Although I am dubious about affirmative action, time and experience are convincing me that it might be a necessary evil.

If merit were enough to get a girl or a woman her just deserts, we would be living in an entirely different world. One in which it would be bizarre, frankly, to consider inferiority a natural characteristic of those who are sexed female.

If it takes quotas for us to get there, as flat-footed and inelegant a mechanism as that might be, well then by all means let us embrace them. No more than two-thirds of any system should be dominated by one gender. Watch out, you kitchen party queens.

Quite aside from the real concern with equity, we need minorities in politics. Balance is a key defence against pathological imbalances. I have been developing, of late, some serious concerns about the health of the African President’s Club.

Having come to the world late enough to barely catch the exits of the generation of self-appointed liberators, I bought into the idea of progress. Or at least, progressiveness.

I figured that men who had transitioned from barefoot village boys and chieftain’s sons to the heady pinnacle of Father of the Nation could be forgiven the majestic collapses of their moral and mental capacities.

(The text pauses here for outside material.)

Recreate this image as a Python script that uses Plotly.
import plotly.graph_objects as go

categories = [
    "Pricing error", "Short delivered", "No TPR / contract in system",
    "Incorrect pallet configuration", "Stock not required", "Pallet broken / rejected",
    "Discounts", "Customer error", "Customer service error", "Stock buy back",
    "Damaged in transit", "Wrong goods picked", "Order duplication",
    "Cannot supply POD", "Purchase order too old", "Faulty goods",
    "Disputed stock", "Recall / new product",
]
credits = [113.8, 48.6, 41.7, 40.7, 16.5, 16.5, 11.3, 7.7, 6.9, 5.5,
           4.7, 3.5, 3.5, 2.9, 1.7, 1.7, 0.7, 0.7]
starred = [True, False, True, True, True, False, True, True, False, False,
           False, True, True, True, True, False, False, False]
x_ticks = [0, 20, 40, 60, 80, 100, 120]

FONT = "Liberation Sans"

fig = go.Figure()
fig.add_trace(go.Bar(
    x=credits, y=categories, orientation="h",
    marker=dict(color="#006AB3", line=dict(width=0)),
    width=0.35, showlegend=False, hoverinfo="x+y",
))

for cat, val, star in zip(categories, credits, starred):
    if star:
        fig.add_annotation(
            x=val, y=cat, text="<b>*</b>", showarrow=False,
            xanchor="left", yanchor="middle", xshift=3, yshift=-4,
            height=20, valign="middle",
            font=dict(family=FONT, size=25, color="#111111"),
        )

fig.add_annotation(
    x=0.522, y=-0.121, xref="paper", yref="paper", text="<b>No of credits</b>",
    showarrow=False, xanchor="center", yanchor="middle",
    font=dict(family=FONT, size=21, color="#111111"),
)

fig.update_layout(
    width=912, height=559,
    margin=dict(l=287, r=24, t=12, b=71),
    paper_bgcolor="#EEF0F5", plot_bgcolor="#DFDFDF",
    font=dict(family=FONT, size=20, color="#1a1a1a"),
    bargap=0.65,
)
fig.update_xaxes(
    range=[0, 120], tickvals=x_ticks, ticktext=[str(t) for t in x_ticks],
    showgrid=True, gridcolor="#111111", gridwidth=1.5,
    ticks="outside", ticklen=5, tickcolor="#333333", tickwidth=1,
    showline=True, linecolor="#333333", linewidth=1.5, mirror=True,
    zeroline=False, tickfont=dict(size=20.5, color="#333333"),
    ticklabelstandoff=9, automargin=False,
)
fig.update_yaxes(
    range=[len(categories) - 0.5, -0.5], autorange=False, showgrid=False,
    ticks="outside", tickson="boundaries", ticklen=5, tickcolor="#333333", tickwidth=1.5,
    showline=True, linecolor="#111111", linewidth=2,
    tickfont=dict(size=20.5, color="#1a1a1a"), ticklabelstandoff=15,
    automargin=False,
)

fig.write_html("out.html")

I figured the few leftovers who weren’t assassinated, exiled or lynched by a furious mob of fellow countrymen would have the good grace to aim for a quiet transition to ancestorship crowned by a tasteful mausoleum and an airport or three named after them.

I figured that beyond the upheavals, we would build on their good works and enable the young, the non-male, the wretched, the millions of Others to inherit the earth.

But here we are in the 21st century, and it looks like it’s going to take quotas to get to that promised land.

Harold Laswell is credited with defining politics as “who gets what, when and how.” Some ideals are not so much a destination as they are a process of deliberate social evolution.

While it is tempting to become disheartened, especially in this era that fetishises rapid “wins,” in truth the game of power cares little for absolute achievement. For what greater work is there for humanity than to strive for that which is slightly out of reach?

Feminism, in its pursuit of a balanced power relation between genders, is about something so much greater than a female president for everyone. Happy International Women’s Day. Happy Women’s Month.